GIVEN EXERCISE:
Return the listing below verbatim. Pictures do not belong in the copy.

DATASET CONTENT:
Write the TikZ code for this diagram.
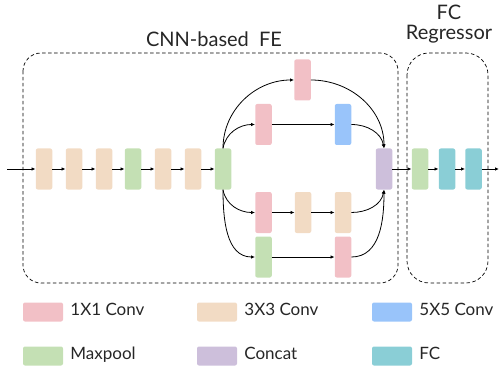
\documentclass[tikz,border=0pt]{standalone}
\usepackage{fontspec}
\setmainfont{Lato}
\usetikzlibrary{arrows.meta, positioning, math}

\definecolor{cpink}{RGB}{242,192,198}
\definecolor{cbeige}{RGB}{242,219,196}
\definecolor{cblue}{RGB}{153,196,250}
\definecolor{cgreen}{RGB}{196,224,180}
\definecolor{cpurple}{RGB}{205,191,219}
\definecolor{cteal}{RGB}{138,206,214}

\tikzset{
 blk/.style={rounded corners=2pt, minimum width=16.5pt, minimum height=41pt, inner sep=0pt},
 leg/.style={rounded corners=2pt, minimum width=40pt, minimum height=19pt, inner sep=0pt},
 con/.style={-{Latex[length=4pt,width=3.5pt]}, line width=0.8pt},
 grp/.style={dash pattern=on 3.5pt off 2.5pt, line width=0.7pt, rounded corners=18pt},
 lbl/.style={font=\fontsize{17}{19}\selectfont, text=black!85, inner sep=0pt, anchor=base west},
 ttl/.style={font=\fontsize{20}{22}\selectfont, text=black!85, inner sep=0pt, anchor=base}
}

\begin{document}
\begin{tikzpicture}[x=1pt,y=-1pt]

\useasboundingbox (0,0) rectangle (502,371);

%dashed groups
\draw[grp] (23,53) rectangle (398,283);
\draw[grp, rounded corners=22pt] (407,53) rectangle (488,283);
\node[ttl] (tfe) at (214,47) {CNN-based\ \ FE};
\node[ttl] (tfc) at (449,20) {FC};
\node[ttl] (treg) at (449,40) {Regressor};

%main chain
\coordinate (in) at (7,169);
\foreach \x/\c [count=\i] in {44/cbeige,74/cbeige,104/cbeige,133/cgreen,163/cbeige,193/cbeige,223/cgreen}{
 \node[blk, fill=\c] (m\i) at (\x,169) {};
}
\draw[con] (in) -- (m1);
\foreach \i [evaluate=\i as \j using int(\i+1)] in {1,...,6}{
 \draw[con] (m\i) -- (m\j);
}

%inception branches
\node[blk, fill=cpink] (a1) at (302.5,80) {};
\node[blk, fill=cpink] (b1) at (263.5,124.5) {};
\node[blk, fill=cblue] (b2) at (343,124.5) {};
\node[blk, fill=cpink] (c1) at (263.5,212.5) {};
\node[blk, fill=cbeige] (c2) at (303,212.5) {};
\node[blk, fill=cbeige] (c3) at (343,212.5) {};
\node[blk, fill=cgreen] (d1) at (263.5,257) {};
\node[blk, fill=cpink] (d2) at (343,257) {};
\node[blk, fill=cpurple] (cat) at (384,169) {};

\draw[con] (m7.north) to[out=90,in=180] (a1.west);
\draw[con] (m7.north) to[out=80,in=180] (b1.west);
\draw[con] (m7.south) to[out=-80,in=180] (c1.west);
\draw[con] (m7.south) to[out=-90,in=180] (d1.west);
\draw[con] (b1) -- (b2);
\draw[con] (c1) -- (c2);
\draw[con] (c2) -- (c3);
\draw[con] (d1) -- (d2);
\draw[con] (a1.east) to[out=0,in=90] (cat.north);
\draw[con] (b2.east) to[out=0,in=100] (cat.north);
\draw[con] (c3.east) to[out=0,in=-100] (cat.south);
\draw[con] (d2.east) to[out=0,in=-90] (cat.south);

%FC regressor
\node[blk, fill=cgreen] (f1) at (420,169) {};
\node[blk, fill=cteal] (f2) at (447,169) {};
\node[blk, fill=cteal] (f3) at (473.5,169) {};
\coordinate (out) at (499,169);
\draw[con] (cat) -- (f1);
\draw[con] (f1) -- (f2);
\draw[con] (f2) -- (f3);
\draw[con] (f3) -- (out);

%legend
\foreach \x/\y/\c/\t [count=\i] in {43/312/cpink/1X1 Conv, 217/312/cbeige/3X3 Conv, 392/312/cblue/5X5 Conv,
 43/356/cgreen/Maxpool, 217/356/cpurple/Concat, 392/356/cteal/FC}{
 \node[leg, fill=\c] (l\i) at (\x,\y) {};
 \node[lbl] (lt\i) at ([xshift=7pt,yshift=6pt]l\i.south east) {\t};
}

\end{tikzpicture}
\end{document}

RESULT OF THE EXERCISE:
Write the TikZ code for this diagram.
\documentclass[tikz,border=0pt]{standalone}
\usepackage{fontspec}
\setmainfont{Lato}
\usetikzlibrary{arrows.meta, positioning, math}

\definecolor{cpink}{RGB}{242,192,198}
\definecolor{cbeige}{RGB}{242,219,196}
\definecolor{cblue}{RGB}{153,196,250}
\definecolor{cgreen}{RGB}{196,224,180}
\definecolor{cpurple}{RGB}{205,191,219}
\definecolor{cteal}{RGB}{138,206,214}

\tikzset{
 blk/.style={rounded corners=2pt, minimum width=16.5pt, minimum height=41pt, inner sep=0pt},
 leg/.style={rounded corners=2pt, minimum width=40pt, minimum height=19pt, inner sep=0pt},
 con/.style={-{Latex[length=4pt,width=3.5pt]}, line width=0.8pt},
 grp/.style={dash pattern=on 3.5pt off 2.5pt, line width=0.7pt, rounded corners=18pt},
 lbl/.style={font=\fontsize{17}{19}\selectfont, text=black!85, inner sep=0pt, anchor=base west},
 ttl/.style={font=\fontsize{20}{22}\selectfont, text=black!85, inner sep=0pt, anchor=base}
}

\begin{document}
\begin{tikzpicture}[x=1pt,y=-1pt]

\useasboundingbox (0,0) rectangle (502,371);

%dashed groups
\draw[grp] (23,53) rectangle (398,283);
\draw[grp, rounded corners=22pt] (407,53) rectangle (488,283);
\node[ttl] (tfe) at (214,47) {CNN-based\ \ FE};
\node[ttl] (tfc) at (449,20) {FC};
\node[ttl] (treg) at (449,40) {Regressor};

%main chain
\coordinate (in) at (7,169);
\foreach \x/\c [count=\i] in {44/cbeige,74/cbeige,104/cbeige,133/cgreen,163/cbeige,193/cbeige,223/cgreen}{
 \node[blk, fill=\c] (m\i) at (\x,169) {};
}
\draw[con] (in) -- (m1);
\foreach \i [evaluate=\i as \j using int(\i+1)] in {1,...,6}{
 \draw[con] (m\i) -- (m\j);
}

%inception branches
\node[blk, fill=cpink] (a1) at (302.5,80) {};
\node[blk, fill=cpink] (b1) at (263.5,124.5) {};
\node[blk, fill=cblue] (b2) at (343,124.5) {};
\node[blk, fill=cpink] (c1) at (263.5,212.5) {};
\node[blk, fill=cbeige] (c2) at (303,212.5) {};
\node[blk, fill=cbeige] (c3) at (343,212.5) {};
\node[blk, fill=cgreen] (d1) at (263.5,257) {};
\node[blk, fill=cpink] (d2) at (343,257) {};
\node[blk, fill=cpurple] (cat) at (384,169) {};

\draw[con] (m7.north) to[out=90,in=180] (a1.west);
\draw[con] (m7.north) to[out=80,in=180] (b1.west);
\draw[con] (m7.south) to[out=-80,in=180] (c1.west);
\draw[con] (m7.south) to[out=-90,in=180] (d1.west);
\draw[con] (b1) -- (b2);
\draw[con] (c1) -- (c2);
\draw[con] (c2) -- (c3);
\draw[con] (d1) -- (d2);
\draw[con] (a1.east) to[out=0,in=90] (cat.north);
\draw[con] (b2.east) to[out=0,in=100] (cat.north);
\draw[con] (c3.east) to[out=0,in=-100] (cat.south);
\draw[con] (d2.east) to[out=0,in=-90] (cat.south);

%FC regressor
\node[blk, fill=cgreen] (f1) at (420,169) {};
\node[blk, fill=cteal] (f2) at (447,169) {};
\node[blk, fill=cteal] (f3) at (473.5,169) {};
\coordinate (out) at (499,169);
\draw[con] (cat) -- (f1);
\draw[con] (f1) -- (f2);
\draw[con] (f2) -- (f3);
\draw[con] (f3) -- (out);

%legend
\foreach \x/\y/\c/\t [count=\i] in {43/312/cpink/1X1 Conv, 217/312/cbeige/3X3 Conv, 392/312/cblue/5X5 Conv,
 43/356/cgreen/Maxpool, 217/356/cpurple/Concat, 392/356/cteal/FC}{
 \node[leg, fill=\c] (l\i) at (\x,\y) {};
 \node[lbl] (lt\i) at ([xshift=7pt,yshift=6pt]l\i.south east) {\t};
}

\end{tikzpicture}
\end{document}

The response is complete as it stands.